It’s not often that a speedboat pauses mid-cruise to allow its sunbathing occupants to watch a top-level grand prix, but that’s just what happened at the $100,000 Trump Invitational. But then again, it’s not every day that horses jump on the front lawn of Donald Trump’s magnificent estate Mar-A-Lago.
Ladies dressed in designer dresses dined on a fabulous spread sitting at tables overlooking the ring. Luxury cars sat perched on knolls around the lawn. Champagne flowed freely and the sunlight glanced off the Intracoastal Waterway. Cassadee Pope, winner of The Voice reality television show on Dec. 18, sang the National Anthem and a few other songs.
This wasn’t your ordinary grand prix.
Mark Bellissimo and Trump worked together to bring horses into the heart of Palm Beach, Fla. They set up a small, 160’ by 200’ grass ring on Mar-A-Lago’s front lawn, framed on one side by palm trees, two sides by luxury spectator tents, and on the fourth by the Intracoastal Waterway.
“The event had a great feel. You couldn’t ask for a better setting,” said Kent Farrington, who took home the top check on Dynamo. “This is good prize money, a great venue, and it’s special with a great crowd. I’d love to see more top-level show jumping events like this.”
The week before the start of the FTI Winter Equestrian Festival in Wellington, 36 riders shipped their horses into the vortex of luxury, just a few blocks from the shopping mecca of Worth Avenue. For a few hours in the afternoon, they entertained a fashionable crowd. This wasn’t a grand prix to attract the ordinary spectator; tables and tickets were pricey and limited.
Anthony d'Ambrosio's course, given the close confines of the ring, was twisty and turning. “It was a big difference from showing in the International Ring in Wellington, where you have time to think about things in the corners and set up your lines the way you want,” said Rodrigo Pessoa, who claimed second on HH Let’s Fly. “Here, it was kind of like an indoor setup outside. Things came up very fast and you needed your horse to be very obedient and listen to you right away.”
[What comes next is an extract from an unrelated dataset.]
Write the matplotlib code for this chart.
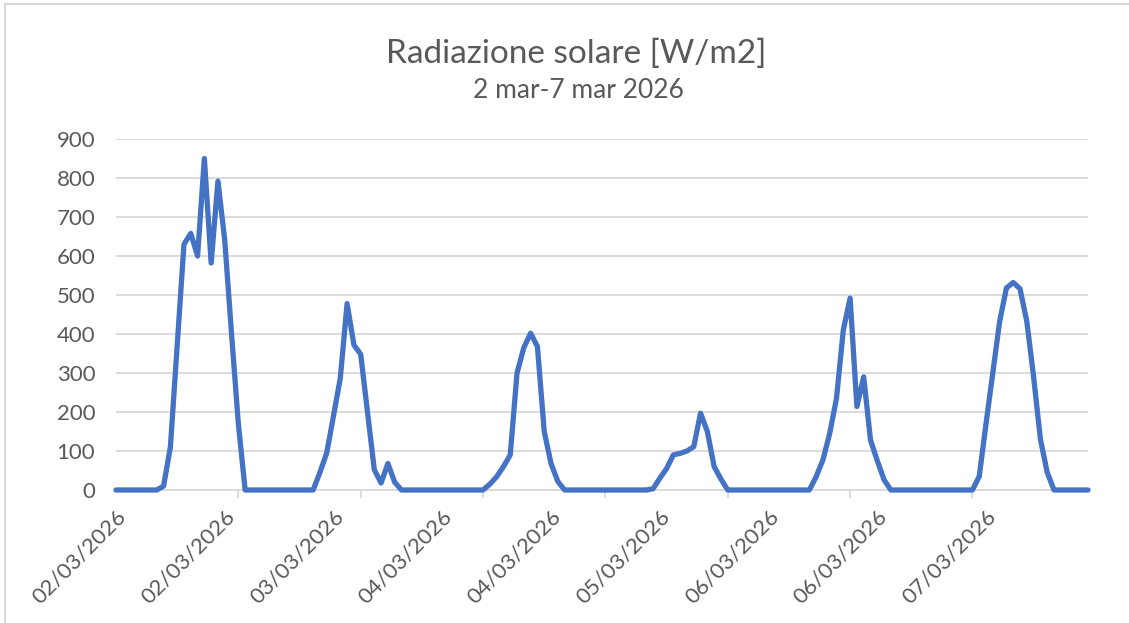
#!/usr/bin/env python3
"""Radiazione solare, 2-7 mar 2026: hourly line in the old Excel look."""

import matplotlib

matplotlib.use("Agg")
import matplotlib.pyplot as plt
import pandas as pd
from matplotlib.lines import Line2D

TITLE = "Radiazione solare [W/m2]"
SUBTITLE = "2 mar-7 mar 2026"

# hourly readings, one row per day (W/m2)
day_02 = [0, 0, 0, 0, 0, 0, 0, 10, 110, 370, 630, 658, 600, 850, 582, 792, 640, 400, 170, 0, 0, 0, 0, 0]
day_03 = [0, 0, 0, 0, 0, 0, 45, 95, 190, 287, 478, 372, 348, 200, 52, 18, 68, 20, 0, 0, 0, 0, 0, 0]
day_04 = [0, 0, 0, 0, 0, 0, 0, 15, 34, 60, 90, 300, 365, 402, 368, 150, 68, 22, 0, 0, 0, 0, 0, 0]
day_05 = [0, 0, 0, 0, 0, 0, 0, 3, 30, 55, 90, 94, 100, 111, 197, 150, 60, 28, 0, 0, 0, 0, 0, 0]
day_06 = [0, 0, 0, 0, 0, 0, 0, 34, 77, 145, 235, 410, 492, 214, 290, 128, 75, 26, 0, 0, 0, 0, 0, 0]
day_07 = [0, 0, 0, 0, 0, 0, 0, 35, 170, 300, 432, 518, 532, 516, 432, 290, 130, 45, 0, 0, 0, 0, 0, 0]

Y_TICKS = [0, 100, 200, 300, 400, 500, 600, 700, 800, 900]
LABEL_EVERY = 16   # excel label interval
TICK_EVERY = 18    # excel tick-mark interval

BLUE = "#4472C4"
GRID = "#D9D9D9"
TEXT = "#595959"

plt.rcParams["font.family"] = ["Lato", "DejaVu Sans"]


def main() -> None:
    values = day_02 + day_03 + day_04 + day_05 + day_06 + day_07
    stamps = pd.date_range("2026-03-02", periods=len(values), freq="h")
    x = list(range(len(values)))

    fig = plt.figure(figsize=(11.29, 6.23), dpi=100)
    ax = fig.add_axes([116 / 1129, 1 - 490 / 623, 972 / 1129, 351 / 623])

    ax.plot(x, values, color=BLUE, linewidth=3.8, solid_joinstyle="round",
            solid_capstyle="round", clip_on=False, zorder=3)

    ax.set_xlim(0, len(values) - 1)
    ax.set_ylim(0, 900)
    ax.set_yticks(Y_TICKS)
    ax.yaxis.grid(True, color=GRID, linewidth=1.3)
    ax.set_axisbelow(True)

    lab_pos = x[::LABEL_EVERY]
    ax.set_xticks(lab_pos)
    ax.set_xticklabels([stamps[i].strftime("%d/%m/%Y") for i in lab_pos],
                       rotation=45, ha="right", rotation_mode="anchor")
    ax.set_xticks(x[::TICK_EVERY], minor=True)
    ax.tick_params(axis="x", which="major", length=0, pad=12, labelsize=16, labelcolor=TEXT)
    ax.tick_params(axis="x", which="minor", length=6, width=1.3, color=GRID)
    ax.tick_params(axis="y", length=0, pad=15, labelsize=16, labelcolor=TEXT)

    for side in ["top", "right", "left"]:
        ax.spines[side].set_visible(False)
    ax.spines["bottom"].set_color(GRID)
    ax.spines["bottom"].set_linewidth(1.3)

    fig.text(576 / 1129, 1 - 54 / 623, TITLE, ha="center", va="center", fontsize=24, color=TEXT)
    fig.text(578 / 1129, 1 - 90 / 623, SUBTITLE, ha="center", va="center", fontsize=19, color=TEXT)

    # chart frame, only top and left edges are inside the screenshot
    fig.add_artist(Line2D([5 / 1129, 5 / 1129], [0, 1 - 4 / 623], color=GRID, linewidth=1.5))
    fig.add_artist(Line2D([5 / 1129, 1], [1 - 4 / 623, 1 - 4 / 623], color=GRID, linewidth=1.5))

    fig.savefig("out.png", dpi=100)
    plt.close(fig)


if __name__ == "__main__":
    main()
Usually, riders rejoice when their names appear far down on the order of go; it’s advantageous to watch other riders go and to go late in the jump-off. But at the $100,000 Trump Invitational, going early was a boon. The grass footing certainly looked pretty as the class started, but as it unfolded, horses peeled up huge divots from the sod. The grass gave way around the turns, and at the take-off and landings of the jumps. Riders late in the order suffered; Reed Kessler pulled up after Ligist slid on the approach to an oxer and stopped. Bellissimo’s daughter, Nicole, was the last to go, had real problems with Combina slipping and retired on course.
But the riders were pragmatic about the problems. “It’s a lawn-type setting, and that’s the kind of footing you get in those situations,” said Schuyler Riley, who was fourth on Waterloo.
“Obviously, that field isn’t used for show jumping, so I thought they made the best they could for what they had today and still put on a great event,” said Farrington. In fact, Trump revealed that the area used for the class is part of a par-three golf course at Mar-A-Lago.
“It’s a very good root system, but it’s not meant for horses,” Trump said. He said that for next year’s event, they might expand the ring, flatten the ground, and work with footing specialists to improve the ground.
The shifting surface made for tentative jump-off rides. Pessoa went first on HH Let’s Fly, and did his best to balance risk with safety. “I just tried to find my way through without going too slow and making it easy for the other riders. I have to say, in these conditions, you can’t go as fast as you would normally. I tried to find some spots in the corners to get some good push off the ground,” he said. He left all the jumps up in a time of 44.31 seconds.
Riley and Charlie Jayne chased Pessoa, but rails hit the turf for both of them. Last to go was Farrington. He ran and turned as tight as he dared on Dynamo. “With the footing not being great, we weren’t at top speed. We were just trying to be fast enough to win,” he said. In the end, he was, stopping the timers in 42.62 seconds with a clean round.
Farrington doesn’t usually show Dynamo; he’s the ride of his student, Meagan Nusz. “She was very nice to let me borrow him for the day,” he said. “I was giving my horses a bit of a break after I showed them in Europe. I showed them pretty hard this fall, so I wanted to give them some down time. I knew the setting would be impressive here with the crowd and the water. I wanted to make sure I brought a horse that is brave and that I knew I could count on to walk out here and do it. It’s a sign of how nice he is that he was able to come to a class like this and win.”
The primary objective of the class wasn't to publicize the sport of show jumping to the masses; it was a fundraising event to support the FTI Consulting Great Charity Challenge, which takes place on Jan. 26 during WEF. The Charity Challenge pairs a team of riders (one world-class rider and two junior/amateur riders) with a local charity. In 2013, 32 Palm Beach County-area charities will particpate. Riders compete to win money for their charity, and online voting also helps determine who wins the most. Every charity involved will collect at least $10,000.